On the other hand, the feed and flush water travels downwardly as shown in 
FIG. 2 through the screen member 34 located between the membrane laminate 
layers until it enters outlet cavity 62. In order to maintain a suitably 
high pressure on the reverse osmosis membrane, a restriction is needed in 
the outlet so that the proper pressure can be exerted on the membrane. In 
the instant invention, a capillary tube serves this function and is easily 
adjustable to fit varying water types and conditions. Typically, the 
capillary tube is formed of 0.020 inch ID tubing which is coiled about the 
outlet cavity 62. The length of the capillary tube 64 then determines the 
rate at which water will flush through the device. If one starts with 
relatively clean water having, for instance, 300 ppm dissolved solids, 
then one would provide a capillary tube length of approximately four to 
five feet. Since this water is relatively clean, there is no need to flush 
a lot of water through the system in order to keep the membrane surface 
clear. Thence, with the relatively pure water to begin with and the large 
amount of restriction, the device will yield approximately one gallon of 
pure water for every two gallons of flush water passing through the 
system. On the other hand, should one start with a water that contains 
more contamination of say 3,000 ppm dissolved solids, one would cut the 
capillary tube to have a length of approximately one foot thereby 
providing less restriction and yielding approximately eight gallons of 
flush water for every gallon of pure water produced. With such relatively 
impure feed water, it is desirable to provide a certain amount of natural 
flushing action by lowering the restriction. In any case, whether with 
relatively pure water or relatively impure water, it is desirable to 
periodically provide a flushing action much greater than that provided in 
the normal operation of the device in order to pass a large amount of 
water over the surface of the membrane in order to clean off salts and the 
like which may become deposited there. In order to do so, all a user need 
do is press on the flared end 74a of flush actuator 74 then press inwardly 
thereby pressing end 74b against check ball 66 and moving it away from 
conical check seat 70 thus allowing a much larger amount of water to flow 
out of the system than would normally be allowed by the capillary tube. 

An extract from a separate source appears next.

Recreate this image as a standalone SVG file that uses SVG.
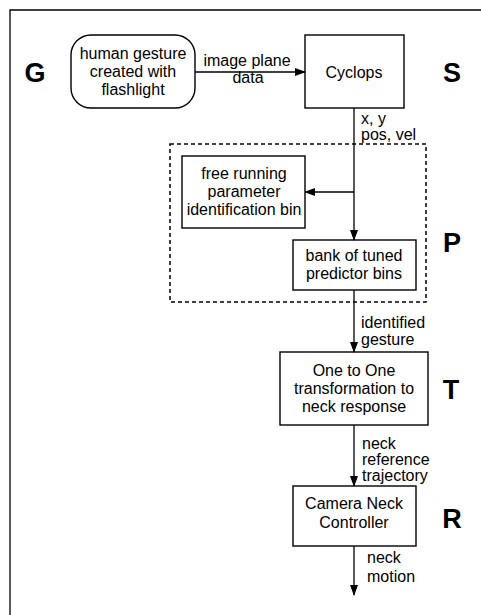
<svg xmlns="http://www.w3.org/2000/svg" width="481" height="615" viewBox="0 0 481 615">
<style>
.box{fill:none;stroke:#000;stroke-width:1.4}
.ln{fill:none;stroke:#000;stroke-width:1.3}
.t{font-family:"Liberation Sans",Arial,sans-serif;font-size:16px;fill:#000}
.c{text-anchor:middle}
.big{font-family:"Liberation Sans",Arial,sans-serif;font-size:27px;font-weight:bold;fill:#000;text-anchor:middle}
</style>
<defs>
<marker id="ah" markerWidth="11" markerHeight="8" refX="10" refY="4" orient="auto" markerUnits="userSpaceOnUse">
<path d="M0,0 L11,4 L0,8 z" fill="#000"/>
</marker>
</defs>
<rect width="481" height="615" fill="#fff"/>
<g id="frame">
<path class="ln" d="M481,10 H10 V615"/>
</g>
<g id="stage-labels">
<text class="big" x="35" y="82">G</text>
<text class="big" x="452" y="82">S</text>
<text class="big" x="452" y="252">P</text>
<text class="big" x="451" y="399">T</text>
<text class="big" x="452" y="528">R</text>
</g>
<g id="gesture">
<rect class="box" x="71" y="35" width="124" height="73" rx="20" ry="20"/>
<text class="t c" x="133" y="59">human gesture</text>
<text class="t c" x="133" y="77">created with</text>
<text class="t c" x="133" y="95">flashlight</text>
</g>
<g id="cyclops">
<rect class="box" x="305" y="35" width="99" height="73"/>
<text class="t c" x="354" y="78">Cyclops</text>
</g>
<g id="predictor-group">
<rect x="170" y="144" width="256" height="158" fill="none" stroke="#000" stroke-width="1.5" stroke-dasharray="4,3"/>
</g>
<g id="free-running">
<rect class="box" x="182" y="156" width="123" height="72"/>
<text class="t c" x="244" y="179">free running</text>
<text class="t c" x="244" y="197">parameter</text>
<text class="t c" x="244" y="215">identification bin</text>
</g>
<g id="bank">
<rect class="box" x="293" y="240" width="123" height="50"/>
<text class="t c" x="354" y="261">bank of tuned</text>
<text class="t c" x="354" y="279">predictor bins</text>
</g>
<g id="transform">
<rect class="box" x="280" y="352" width="148" height="73"/>
<text class="t c" x="354" y="376">One to One</text>
<text class="t c" x="354" y="394">transformation to</text>
<text class="t c" x="354" y="412">neck response</text>
</g>
<g id="controller">
<rect class="box" x="293" y="486" width="123" height="60"/>
<text class="t c" x="354" y="509">Camera Neck</text>
<text class="t c" x="354" y="528">Controller</text>
</g>
<g id="connectors">
<line class="ln" x1="195" y1="72" x2="305" y2="72" marker-end="url(#ah)"/>
<line class="ln" x1="354" y1="108" x2="354" y2="240" marker-end="url(#ah)"/>
<line class="ln" x1="354" y1="192" x2="305" y2="192" marker-end="url(#ah)"/>
<line class="ln" x1="354" y1="290" x2="354" y2="352" marker-end="url(#ah)"/>
<line class="ln" x1="354" y1="425" x2="354" y2="486" marker-end="url(#ah)"/>
<line class="ln" x1="354" y1="546" x2="354" y2="595" marker-end="url(#ah)"/>
<text class="t c" x="247" y="66">image plane</text>
<text class="t c" x="248" y="83">data</text>
<text class="t" x="361" y="124">x, y</text>
<text class="t" x="361" y="140">pos, vel</text>
<text class="t" x="361" y="328">identified</text>
<text class="t" x="361" y="345">gesture</text>
<text class="t" x="362" y="449">neck</text>
<text class="t" x="362" y="465">reference</text>
<text class="t" x="362" y="481">trajectory</text>
<text class="t" x="367" y="563">neck</text>
<text class="t" x="367" y="582">motion</text>
</g>
</svg>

This flushing system is also useful in that even if the faucet to which 
the unit is attached is shut off, the unit will retan a high amount of 
internal pressure. In order to bleed off this pressure so the unit may be 
removed from the faucet without splattering, all one need do is actuate 
the flush mechanism as described above. 
While the preferred embodiments of the present invention have been 
described, it should be understood that various changes, adaptations and 
modifications may be made therein without departing from the spirit of the 
invention and the scope of the appended claims.